Eleanor Oliphant is a 30-year-old accounting clerk with a degree in classics and a solitary lifestyle. “Awkward” doesn’t begin to describe her. She’s an outcast among her office mates and spends each weekend downing two bottles of vodka to fog the memories of horrific events in her past. (We don’t get the full circumstances until very late in the novel.) Eleanor speaks in first-person narrative, combining stilted language from her bookish background with comments that demonstrate how isolated she is. She doesn’t understand the basics of social interaction, having been raised by a barbaric “Mummy” and then, from the age of ten, shunted from one foster home to another.

As the action of this novel commences, Eleanor is trying to update herself in order to become appealing to a local pop singer whom she’s developed a crush on from afar. She gets a new hairstyle, a cell phone, and makeup to cover the scars on her face. (Did I mention that there were horrific events in her past?) The scenes in which Eleanor has to interact with salespeople and personal care staff are simultaneously hilarious and cringe-inducing. Here is Eleanor getting a bikini wax: “She painted a stripe of warm wax onto my pubis with a wooden spatula, and pressed a strip of fabric onto it. Taking hold of the end, she ripped it off in one rapid flourish of clean, bright pain. ‘Morituri te salutant,’ I whispered, tears pricking by eyes. This is what I say in such situations, and it always cheers me up to no end. I started to sit up, but she gently pushed me back down. ‘Oh, there’s a good bit more to go, I’m afraid,’ she said, sounding quite cheerful. Pain is easy; pain is something with which I am familiar.” (15)
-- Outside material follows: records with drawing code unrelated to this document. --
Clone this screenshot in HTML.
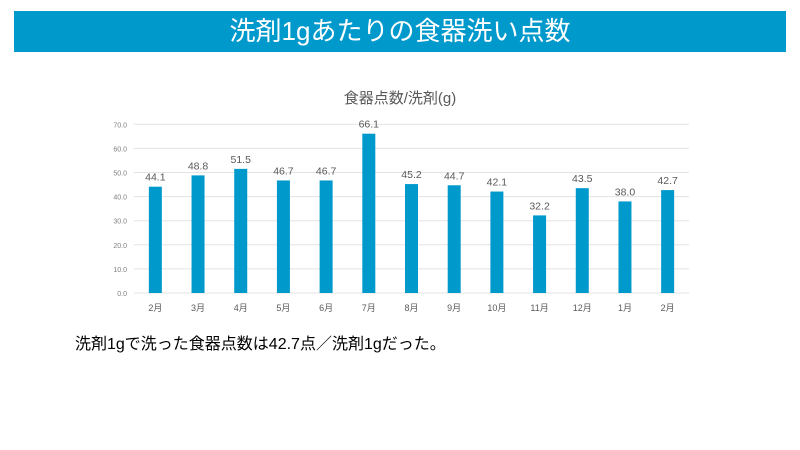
<!DOCTYPE html>
<html><head><meta charset="utf-8"><style>
body{margin:0;width:800px;height:450px;background:#fff;overflow:hidden;font-family:"Liberation Sans","Noto Sans CJK JP",sans-serif;position:relative}
#bar{position:absolute;left:14px;top:11px;width:772px;height:41px;background:#0099cc;color:#fff;font-size:26px;text-align:center;line-height:41px}
#note{position:absolute;left:75px;top:330px;font-size:16px;color:#000}
svg{position:absolute;left:0;top:0}
</style></head><body>
<div id="bar">洗剤1gあたりの食器洗い点数</div>
<svg id="chart" width="800" height="450">
<text x="400" y="103" text-anchor="middle" font-size="15" fill="#595959">食器点数/洗剤(g)</text>
</svg>
<div id="note">洗剤1gで洗った食器点数は42.7点／洗剤1gだった。</div>
<script>
const categories=["2月","3月","4月","5月","6月","7月","8月","9月","10月","11月","12月","1月","2月"];
const values=[44.1,48.8,51.5,46.7,46.7,66.1,45.2,44.7,42.1,32.2,43.5,38.0,42.7];
const ticks=[0,10,20,30,40,50,60,70];
const svg=document.getElementById('chart');
const NS='http://www.w3.org/2000/svg';
const x0=134,x1=689,y0=293,yTop=124.3,vmax=70;
const y=v=>y0-(v/vmax)*(y0-yTop);
const band=(x1-x0)/categories.length;
const xc=i=>x0+band*(i+0.5);
function mk(t,a){const e=document.createElementNS(NS,t);for(const k in a)e.setAttribute(k,a[k]);svg.appendChild(e);return e;}
ticks.forEach(t=>{
 const l=mk('line',{x1:x0,x2:x1,y1:y(t),y2:y(t),stroke:'#e3e3e3','stroke-width':1});
 
 
 const tx=mk('text',{x:127,y:y(t)+3,'text-anchor':'end','font-size':7,fill:'#7f7f7f'});
 tx.textContent=t.toFixed(1);
 
 
});
values.forEach((v,i)=>{
 const r=mk('rect',{x:xc(i)-6.5,y:y(v),width:13,height:y0-y(v),fill:'#0099cc'});
 
 
 const lb=mk('text',{x:xc(i),y:y(v)-6,'text-anchor':'middle','font-size':10.5,fill:'#595959'});
 lb.textContent=v.toFixed(1);
 
 
 const c=mk('text',{x:xc(i),y:311,'text-anchor':'middle','font-size':9,fill:'#595959'});
 c.textContent=categories[i];
 
 
});
</script>
</body></html>
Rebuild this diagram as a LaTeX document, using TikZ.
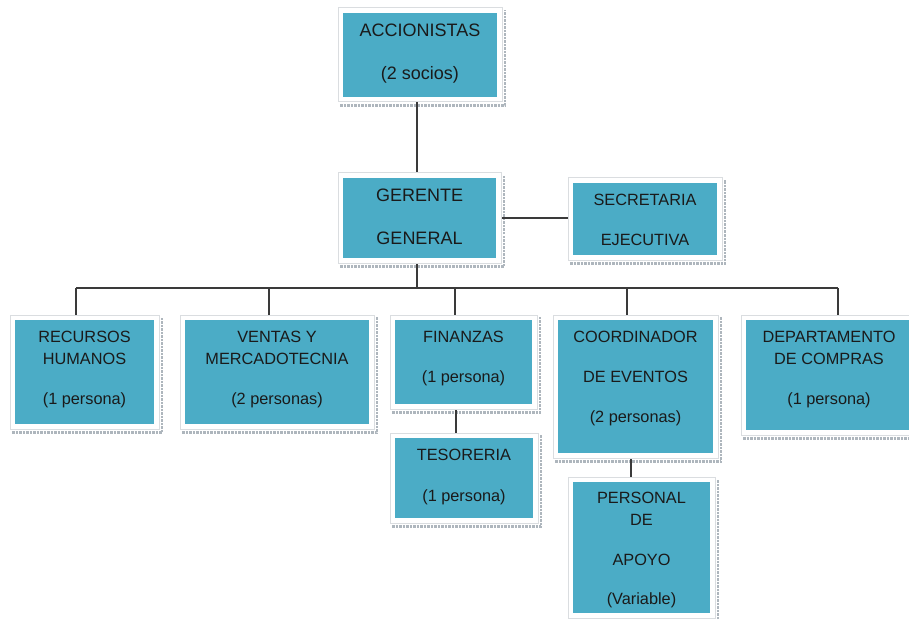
\documentclass[tikz,border=0pt]{standalone}
\usepackage{fontspec}
\setmainfont{Liberation Sans}
\usetikzlibrary{backgrounds}
\definecolor{boxblue}{HTML}{4BACC6}
\definecolor{framegray}{HTML}{DADDE0}
\definecolor{shadowgray}{HTML}{AEB6BD}
\definecolor{linegray}{HTML}{3A3A3A}
\definecolor{txtcol}{HTML}{1A1A1A}
\begin{document}
\begin{tikzpicture}[x=1pt,y=-1pt,
  orgbox/.style={fill=boxblue, inner sep=0pt, outer sep=0pt,
    preaction={draw=framegray, line width=11pt},
    preaction={draw=white, line width=9pt}},
  txtbase/.style={anchor=north, inner sep=0pt, align=center, text=txtcol},
  txt/.style={txtbase, font=\fontsize{16.3}{22}\selectfont, yshift=-11pt},
  bigtxt/.style={txtbase, font=\fontsize{18}{21}\selectfont, yshift=-10.5pt},
  conn/.style={draw=linegray, line width=1.3pt},
  shadowline/.style={draw=shadowgray, line width=2.2pt, dash pattern=on 2.5pt off 1pt}]
\useasboundingbox (0,0) rectangle (909,620);
% boxes
\node[orgbox, minimum width=154pt, minimum height=84pt] (acc) at (420,55) {};
\node[orgbox, minimum width=153pt, minimum height=80pt] (ger) at (419.5,218) {};
\node[orgbox, minimum width=144pt, minimum height=72pt] (sec) at (645,219) {};
\node[orgbox, minimum width=139pt, minimum height=104pt] (rh) at (84.5,372) {};
\node[orgbox, minimum width=184pt, minimum height=104pt] (ven) at (277,372) {};
\node[orgbox, minimum width=137pt, minimum height=84pt] (fin) at (463.5,362) {};
\node[orgbox, minimum width=155pt, minimum height=133pt] (coo) at (635.5,386.5) {};
\node[orgbox, minimum width=166pt, minimum height=110pt] (dep) at (829,375) {};
\node[orgbox, minimum width=138pt, minimum height=80pt] (tes) at (464,478) {};
\node[orgbox, minimum width=137pt, minimum height=131pt] (per) at (641.5,547.5) {};
% texts
\node[bigtxt] (tacc) at (acc.north) {ACCIONISTAS\\[22pt](2 socios)};
\node[bigtxt] (tger) at (ger.north) {GERENTE\\[22pt]GENERAL};
\node[txt] (tsec) at (sec.north) {SECRETARIA\\[18pt]EJECUTIVA};
\node[txt] (trh) at (rh.north) {RECURSOS\\HUMANOS\\[18pt](1 persona)};
\node[txt] (tven) at (ven.north) {VENTAS Y\\MERCADOTECNIA\\[18pt](2 personas)};
\node[txt] (tfin) at (fin.north) {FINANZAS\\[18pt](1 persona)};
\node[txt] (tcoo) at (coo.north) {COORDINADOR\\[18pt]DE EVENTOS\\[18pt](2 personas)};
\node[txt] (tdep) at (dep.north) {DEPARTAMENTO\\DE COMPRAS\\[18pt](1 persona)};
\node[txt] (ttes) at (tes.north) {TESORERIA\\[19pt](1 persona)};
\node[txt, yshift=1.5pt] (tper) at (per.north) {PERSONAL\\DE\\[18pt]APOYO\\[17pt](Variable)};
% bus coordinates
\coordinate (b1) at (76,288);
\coordinate (b2) at (269,288);
\coordinate (b3) at (455,288);
\coordinate (b4) at (627,288);
\coordinate (b5) at (838,288);
\coordinate (bg) at (417,288);
\begin{scope}[on background layer]
  \foreach \n in {acc,ger,sec,rh,ven,fin,coo,dep,tes,per}{
    \draw[shadowline] ([xshift=-3pt,yshift=-8.5pt]\n.south west) -| ([xshift=8pt,yshift=3pt]\n.north east);
  }
  \draw[conn] ([xshift=-3pt]acc.south) -- ([xshift=-3pt]acc.south |- ger.north);
  \draw[conn] (ger.east) -- (ger.east -| sec.west);
  \draw[conn] (bg |- ger.south) -- (bg);
  \draw[conn] (b1) -- (b5);
  \draw[conn] (b1) -- (b1 |- rh.north);
  \draw[conn] (b2) -- (b2 |- ven.north);
  \draw[conn] (b3) -- (b3 |- fin.north);
  \draw[conn] (b4) -- (b4 |- coo.north);
  \draw[conn] (b5) -- (b5 |- dep.north);
  \draw[conn] ([xshift=-7.5pt]fin.south) -- ([xshift=-7.5pt]fin.south |- tes.north);
  \draw[conn] ([xshift=-4.5pt]coo.south) -- ([xshift=-4.5pt]coo.south |- per.north);
\end{scope}
\end{tikzpicture}
\end{document}
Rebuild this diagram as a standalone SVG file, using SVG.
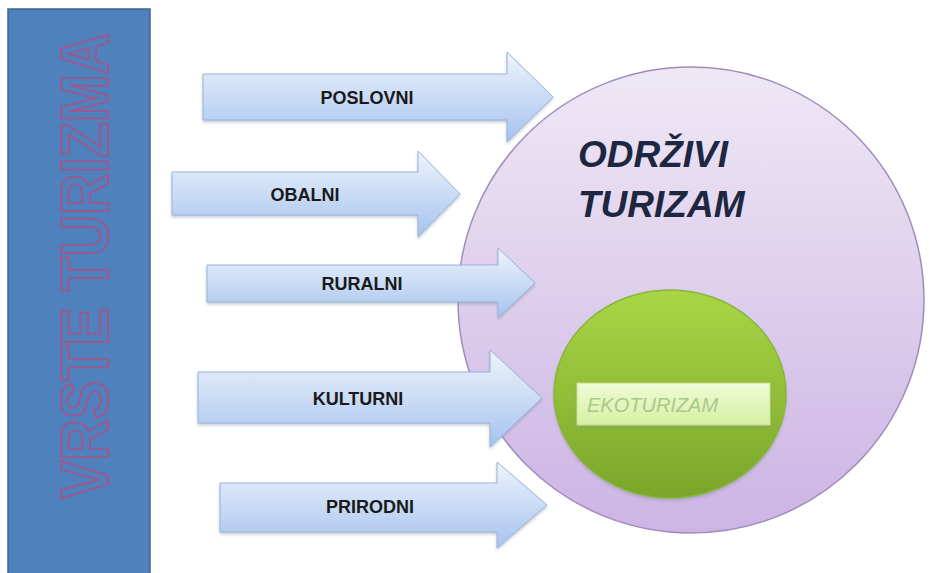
<svg xmlns="http://www.w3.org/2000/svg" width="930" height="573" viewBox="0 0 930 573">
<defs>
<linearGradient id="arrowG" x1="0" y1="0" x2="0" y2="1">
<stop offset="0" stop-color="#eef4fc"/>
<stop offset="1" stop-color="#a6c3ee"/>
</linearGradient>
<linearGradient id="bigG" x1="0" y1="0" x2="0" y2="1">
<stop offset="0" stop-color="#efe8f5"/>
<stop offset="1" stop-color="#ccb4e4"/>
</linearGradient>
<linearGradient id="greenG" x1="0" y1="0" x2="0" y2="1">
<stop offset="0" stop-color="#a9d645"/>
<stop offset="1" stop-color="#7aa52a"/>
</linearGradient>
<linearGradient id="ekoG" x1="0" y1="0" x2="0" y2="1">
<stop offset="0" stop-color="#f0fbd6"/>
<stop offset="1" stop-color="#d6f0a4"/>
</linearGradient>
<filter id="sh" x="-10%" y="-10%" width="120%" height="130%">
<feDropShadow dx="0" dy="2" stdDeviation="1.5" flood-color="#8090a0" flood-opacity="0.45"/>
</filter>
</defs>
<style>
.arrow{fill:url(#arrowG);stroke:#98b4da;stroke-width:1;filter:url(#sh)}
.lbl{font-family:"Liberation Sans",Arial,sans-serif;font-weight:bold;font-size:18px;fill:#1a1a1a;text-anchor:middle}
</style>
<rect width="930" height="573" fill="#ffffff"/>
<g id="vrste">
<rect x="8" y="9" width="142" height="570" fill="#4f81bd" stroke="#3b6597" stroke-width="1.5"/>
<text transform="translate(108,266) rotate(-90)" text-anchor="middle" font-family="'Liberation Sans',Arial,sans-serif" font-size="68" font-weight="bold" fill="#4f81bd" stroke="#a2568c" stroke-width="2" textLength="466" lengthAdjust="spacingAndGlyphs">VRSTE TURIZMA</text>
</g>
<g id="odrzivi">
<circle cx="691" cy="300" r="233" fill="url(#bigG)" stroke="#a08cbc" stroke-width="1.5"/>
<text font-family="'Liberation Sans',Arial,sans-serif" font-size="37" font-weight="bold" font-style="italic" fill="#1d2742"><tspan x="578" y="167">ODRŽIVI</tspan><tspan x="578" y="217">TURIZAM</tspan></text>
</g>
<g id="ekoturizam">
<ellipse cx="670" cy="394" rx="116" ry="104" fill="url(#greenG)" stroke="#8cb53a" stroke-width="1.5" filter="url(#sh)"/>
<rect x="577" y="383" width="193" height="42" fill="url(#ekoG)" stroke="#c3e08a" stroke-width="1" filter="url(#sh)"/>
<text x="587" y="412" font-family="'Liberation Sans',Arial,sans-serif" font-size="20" font-style="italic" fill="#a9c98a">EKOTURIZAM</text>
</g>
<g id="connectors">
<g id="poslovni">
<path class="arrow" d="M203,74 H507 V52 L553,97 L507,142 V120 H203 Z"/>
<text class="lbl" x="367" y="104">POSLOVNI</text>
</g>
<g id="obalni">
<path class="arrow" d="M172,172 H418 V151 L460,194 L418,237 V215 H172 Z"/>
<text class="lbl" x="305" y="201">OBALNI</text>
</g>
<g id="ruralni">
<path class="arrow" d="M207,265 H498 V248 L535,283 L498,318 V302 H207 Z"/>
<text class="lbl" x="362" y="290">RURALNI</text>
</g>
<g id="kulturni">
<path class="arrow" d="M198,372 H490 V350 L542,398 L490,447 V423 H198 Z"/>
<text class="lbl" x="358" y="405">KULTURNI</text>
</g>
<g id="prirodni">
<path class="arrow" d="M220,483 H497 V462 L547,505 L497,548 V532 H220 Z"/>
<text class="lbl" x="370" y="513">PRIRODNI</text>
</g>
</g>
</svg>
As her self-improvement kick proceeds, Eleanor is, quite accidentally, drawn into potential friendships with several genuinely kindhearted people who look past her social faux pas and her physical disfigurement. Having friends is something that Eleanor can’t get her head around at first, and she resists. She also, embarrassingly, continues to pursue that worthless pop singer. More about the plot of Eleanor Oliphant Is Completely Fine would introduce too many spoilers. Instead I’ll tell you that I read this book around the clock, unable to put it down. I wanted to know more about poor Eleanor and about how she got to be such an outsider. I wanted to know if her newfound friends could help extricate her from her self-imposed exile in her grim flat.

At the end of the book, one of these friends smiles at Eleanor, and she describes how she feels: “The moment hung in time like a drop of honey from a spoon, heavy, golden.” Hope springs.